A few years later, on August 28, 1923, Thomas Briordy married my grandmother, Lillian Murphy, at St. John the Evangelist  Church in Park Slope. She liked to note that she was born on  the day the Spanish-American War began: February 14, 1898. Lillian was born in New Haven, Connecticut, to Irish immigrants whose first language was Gaelic. Her father, Michael Murphy, was a conductor on the New York-New Haven line. By age twelve, she had lost both parents, and went to the Bronx to live in an apartment on St. Ann’s Avenue and East 140th Street.with her older sister Kitty.

It was understood that she would have to quit school and pay her way, since Kitty had a sizeable family of her own. So she went to work in a sweatshop; no more school. It made her tough, but she never got bitter. In fact, she kept her sense of humor. She also appreciated little things, like the day she had some extra money to buy a pickel, which she ate all the way home. She worked and lived on her own until she met Thomas Briordy (how I don’t know). She was twenty-five when they got married, which was considered pretty old in those days.

After they got married, they lived in Gerritsen Beach, where my mother was born in 1931, and from there they moved to Cypress Hills, at 115 Chestnut Street. They stayed there until the end of World War II, when they finally left Brooklyn for Queens.  As my Aunt Grace said, “They don’t call us roamin’ Catholics for nothing.” By then, there were three daughters: Marian (1925-2013), Grace (1927-2008), and Dolores (1931-2012), my mother. (My grandmother liked to note that she had named all three after the Blessed Mother.)

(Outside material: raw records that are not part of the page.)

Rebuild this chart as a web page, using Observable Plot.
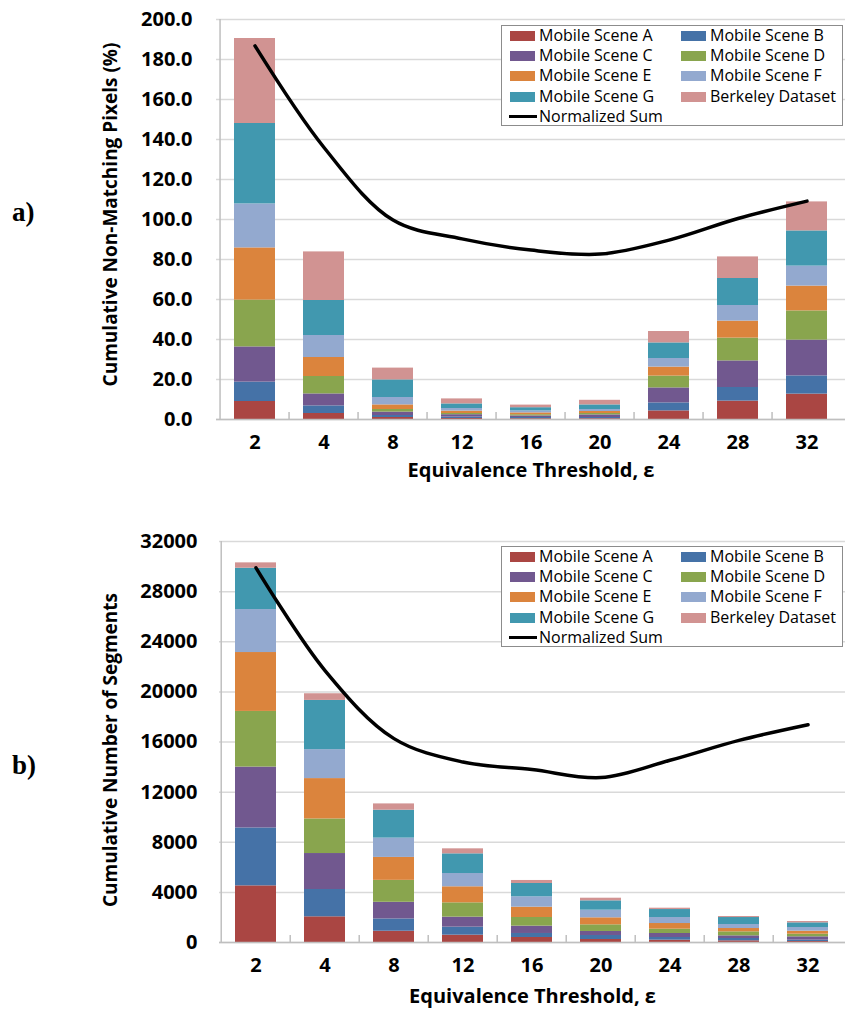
<!DOCTYPE html>
<html>
<head>
<meta charset="utf-8">
<script src="https://cdn.jsdelivr.net/npm/d3@7"></script>
<script src="https://cdn.jsdelivr.net/npm/@observablehq/plot@0.6"></script>
<style>
  html, body { margin: 0; padding: 0; background: #fff; }
  #page { position: relative; width: 846px; height: 1011px; overflow: hidden; }
  .panel { position: absolute; left: 0; }
  .tag { position: absolute; font-family: "Liberation Serif", "Times New Roman", serif; font-weight: bold; font-size: 27px; line-height: 1; }
  .legend { position: absolute; background: #fff; border: 1px solid #8c8c8c; box-sizing: border-box; font-family: "Open Sans", sans-serif; font-size: 16px; color: #000; }
  .item { position: absolute; height: 20px; line-height: 20px; white-space: nowrap; }
  .sw { position: absolute; left: 0; top: 5px; width: 25px; height: 10px; }
  .ln { position: absolute; left: -1px; top: 8.5px; width: 28px; height: 3px; background: #000; }
  .lb { position: absolute; left: 29px; top: -1px; }
</style>
</head>
<body>
<div id="page"></div>
<script>
// ---- data ----
const thresholds = ["2", "4", "8", "12", "16", "20", "24", "28", "32"];
const seriesNames = ["Mobile Scene A", "Mobile Scene B", "Mobile Scene C", "Mobile Scene D",
                     "Mobile Scene E", "Mobile Scene F", "Mobile Scene G", "Berkeley Dataset"];
const seriesColors = ["#AA4643", "#4572A7", "#71588F", "#89A54E", "#DB843D", "#93A9CF", "#4198AF", "#D19392"];
const lineName = "Normalized Sum";

// (a) cumulative non-matching pixels (%)
const pixA    = [9.0, 3.0, 1.0, 0.5, 0.4, 0.4, 4.3, 9.2, 12.7];
const pixB    = [9.7, 3.8, 1.0, 0.7, 0.6, 0.6, 4.0, 6.8, 9.1];
const pixC    = [17.6, 6.0, 1.7, 1.2, 0.8, 1.3, 7.5, 13.3, 17.9];
const pixD    = [23.4, 8.7, 1.3, 0.6, 0.6, 0.7, 5.9, 11.4, 14.6];
const pixE    = [26.1, 9.5, 2.3, 1.2, 0.9, 1.0, 4.5, 8.5, 12.4];
const pixF    = [22.0, 11.0, 3.7, 1.3, 1.0, 1.0, 4.3, 7.8, 10.0];
const pixG    = [40.2, 17.5, 8.8, 2.3, 1.6, 2.3, 7.8, 13.5, 17.6];
const pixBerk = [42.5, 24.3, 5.9, 2.5, 1.3, 2.3, 5.7, 10.8, 14.5];
const pixNorm = [186.8, 136.0, 99.7, 90.3, 84.7, 82.7, 89.7, 100.5, 109.2];
const pixTicks = [0, 20, 40, 60, 80, 100, 120, 140, 160, 180, 200];

// (b) cumulative number of segments
const segA    = [4520, 2050, 900, 585, 400, 240, 186, 133, 80];
const segB    = [4620, 2180, 980, 640, 320, 320, 213, 186, 106];
const segC    = [4860, 2870, 1330, 800, 585, 320, 319, 212, 266];
const segD    = [4440, 2760, 1750, 1140, 690, 530, 345, 319, 212];
const segE    = [4700, 3220, 1830, 1280, 825, 560, 452, 266, 240];
const segF    = [3430, 2310, 1540, 1060, 825, 610, 478, 319, 292];
const segG    = [3300, 3930, 2230, 1570, 1065, 745, 638, 558, 372];
const segBerk = [425, 530, 500, 400, 240, 210, 107, 80, 106];
const segNorm = [29900, 21700, 16270, 14400, 13800, 13160, 14540, 16130, 17380];
const segTicks = [0, 4000, 8000, 12000, 16000, 20000, 24000, 28000, 32000];

const xTitle = "Equivalence Threshold, ε";
const yTitleA = "Cumulative Non-Matching Pixels (%)";
const yTitleB = "Cumulative Number of Segments";

// ---- build ----
const page = document.getElementById("page");
const W = 846;

function makeChart(o) {
  const rows = seriesNames.flatMap((s, i) => thresholds.map((t, j) => ({t, s, v: o.values[i][j]})));
  const lineRows = thresholds.map((t, j) => ({t, v: o.norm[j]}));
  const step = (W - o.ml - 1) / thresholds.length;
  const yMax = o.ticks[o.ticks.length - 1];
  return Plot.plot({
    width: W, height: o.height,
    marginTop: o.mt, marginBottom: o.mb, marginLeft: o.ml, marginRight: 1,
    style: {fontFamily: "'Open Sans', sans-serif", fontSize: "20px", fontWeight: "bold", color: "#000", background: "#fff", overflow: "visible"},
    x: {domain: thresholds, paddingInner: 0.4, paddingOuter: 0.2, tickSize: 0, tickPadding: o.xPad, label: null},
    y: {domain: [0, yMax], ticks: o.ticks, tickFormat: o.fmt, tickSize: 0, tickPadding: o.yPad, label: null},
    color: {domain: seriesNames, range: seriesColors},
    marks: [
      Plot.ruleY(o.ticks, {stroke: "#d9d9d9", strokeWidth: 1.5}),
      Plot.barY(rows, {x: "t", y: "v", fill: "s"}),
      Plot.ruleY([0], {stroke: "#bfbfbf", strokeWidth: 1.5}),
      Plot.ruleX([thresholds[0]], {y1: 0, y2: yMax, dx: -step / 2, stroke: "#bfbfbf", strokeWidth: 1.5}),
      Plot.ruleX(thresholds.slice(1), {y1: 0, y2: o.tickLen, dx: -step / 2, stroke: "#bfbfbf", strokeWidth: 1.5}),
      Plot.line(lineRows, {x: "t", y: "v", curve: "catmull-rom", stroke: "#000", strokeWidth: 3.5}),
      Plot.text([o.yTitle], {text: d => d, frameAnchor: "left", textAnchor: "middle", lineAnchor: "middle", rotate: -90, dx: o.yTitleDx, dy: o.yTitleDy, fontSize: 19, fontWeight: "bold"}),
      Plot.text([xTitle], {text: d => d, frameAnchor: "bottom", textAnchor: "middle", lineAnchor: "middle", dy: o.xTitleDy, fontSize: 20, fontWeight: "bold"})
    ]
  });
}

function addPanel(top, chart) {
  const d = document.createElement("div");
  d.className = "panel";
  d.style.top = top + "px";
  d.appendChild(chart);
  page.appendChild(d);
}

function addLegend(left, top) {
  const lg = document.createElement("div");
  lg.className = "legend";
  lg.style.left = left + "px";
  lg.style.top = top + "px";
  lg.style.width = "342px";
  lg.style.height = "101px";
  seriesNames.forEach((s, i) => {
    const it = document.createElement("div");
    it.className = "item";
    it.style.left = (i % 2 === 0 ? 8 : 179) + "px";
    it.style.top = (Math.floor(i / 2) * 20.2) + "px";
    it.innerHTML = `<div class="sw" style="background:${seriesColors[i]}"></div><div class="lb">${s}</div>`;
    lg.appendChild(it);
  });
  const it = document.createElement("div");
  it.className = "item";
  it.style.left = "8px";
  it.style.top = (4 * 20.2) + "px";
  it.innerHTML = `<div class="ln"></div><div class="lb">${lineName}</div>`;
  lg.appendChild(it);
  page.appendChild(lg);
}

function addTag(txt, left, top) {
  const t = document.createElement("div");
  t.className = "tag";
  t.style.left = left + "px";
  t.style.top = top + "px";
  t.textContent = txt;
  page.appendChild(t);
}

addPanel(0, makeChart({
  values: [pixA, pixB, pixC, pixD, pixE, pixF, pixG, pixBerk], norm: pixNorm, ticks: pixTicks,
  fmt: d3.format(".1f"), height: 485, mt: 19, mb: 66, ml: 216, xPad: 15, yPad: 24, tickLen: 3.5,
  yTitle: yTitleA, yTitleDx: -106, yTitleDy: -5, xTitleDy: 51
}));
addPanel(500, makeChart({
  values: [segA, segB, segC, segD, segE, segF, segG, segBerk], norm: segNorm, ticks: segTicks,
  fmt: d3.format("d"), height: 511, mt: 41, mb: 69, ml: 219, xPad: 15, yPad: 22, tickLen: 560,
  yTitle: yTitleB, yTitleDx: -109, yTitleDy: 8, xTitleDy: 54
}));
addLegend(501, 25);
addLegend(501, 546);
addTag("a)", 12, 199);
addTag("b)", 12, 752);
</script>
</body>
</html>
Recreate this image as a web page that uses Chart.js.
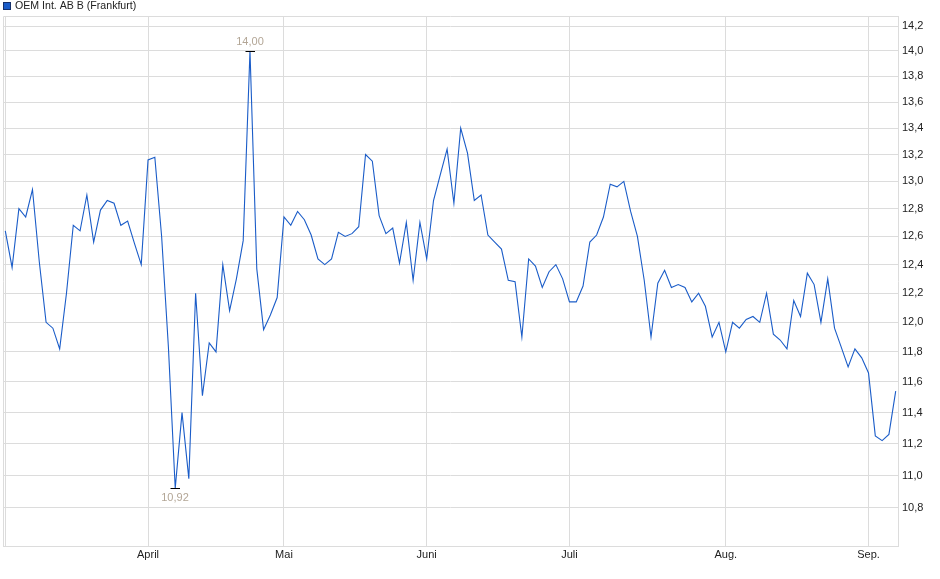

 My grandfather, as I mentioned, worked as a teamster, first with horses and then with trucks, literally until the day he died. He had been offered a job as a mounted policeman after World War I, but he turned it down because they didn’t make a lot of money in those days. (Up in Boston in 1919, the whole police force had gone on strike because of this, albeit unsuccessfully.) When I asked my mother what he was like, she said: “He was a nice man.” (That was her highest compliment for anybody.)

My mother remembered him saying the rosary on his knees every night in the kitchen. He was the first one up for Sunday Mass: “C’mon, wake up, it’s time for church!” He would put on his only suit and cufflinks to serve as an usher at Blessed Sacrament Church around the corner on Euclid Avenue.

My grandfather died of a heart attack in 1960, and my grandmother outlived him by 32 years. I wish I knew more about their lives, but I’m grateful for what I do know. I think it helped make me into the person I am today.